Generali argued that RSA's claim against it was a claim for damages in accordance with section 10 of the Limitation Act. This provides that where under section 1 of the Civil Liability (Contribution) Act 1978 (the 1978 Act)"any person becomes entitled to a right to recover a contribution in respect of any damage from any other person, no action to recover a contribution by virtue of that right shall be brought after the expiration of 2 years from the date on which that right accrued".

Over two years had passed since settlement of the claim by RSA.

In response RSA maintained that the claim was a debt, and did not fall within section 1 (1) of the 1978 Act and the two year rule would not apply. It argued that section 6 (1) of the 1978 Act refers to the liability to the original "victim" or "sufferer of damage" and as Generali was not directly liable to compensate the original victim it was not the target of a statutory contribution claim. Rather, Generali's liability to contribute lay in equity as it was RSA which had provided the indemnity to the victim. Therefore limitation would not expire until six years from the settlement of Mr Merritt's claim.

The issue for the court was, therefore, whether an insurance indemnity claim sounded in debt or damages.

The decision

HHJ Rawlinson reviewed the case law and accepted that "there is a long line of cases which have decided or confirmed that the liability arising under an insurance contract of indemnity is a Damages Indemnity Liability" . As such, the judge concluded that the claim by RSA was within the scope of the 1978 Act and was, therefore, statute barred.

Although not necessary to do so, HHJ Rawlinson rejected Generali's alternative argument that any contribution payable by Generali should be reduced to take into account RSA's failure to pursue contribution claims against other parties such as previous employers.

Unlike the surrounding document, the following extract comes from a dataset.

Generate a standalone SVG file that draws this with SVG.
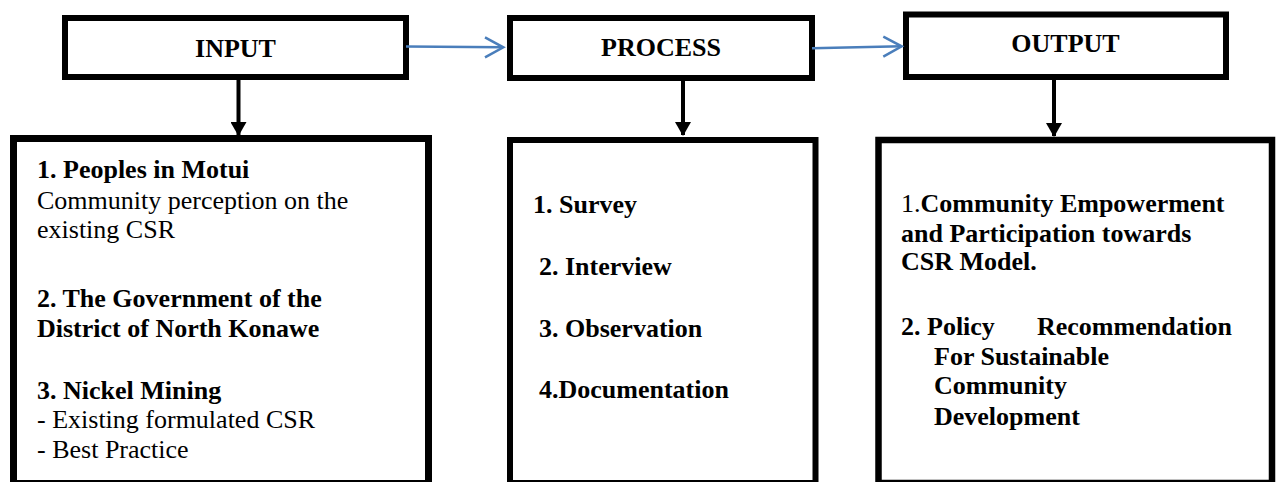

The judge endorsed the practice in mesothelioma cases whereby the proportionate share of a contributing insurer is calculated on a time on risk basis.

Comment

RSA has appealed the decision and the Court of Appeal is expected to hear the appeal in February 2019.

In the meantime, it is important that insurers remain live to the possibility of contribution claims when settling claims. The ELTO was not available to RSA when it was settling Mr Merritt's claim but this resource is now available to insurers. Efforts should be made at an early stage to identify and engage with other insurers using all available resources including insureds, brokers and the ELTO.

Insurers should also have the two year limitation period in mind (pending the appeal at least). Care should be taken over the date from which the two year limitation period runs. That will be the date of judgment or settlement whichever is earlier. It is not the date on which damages are paid.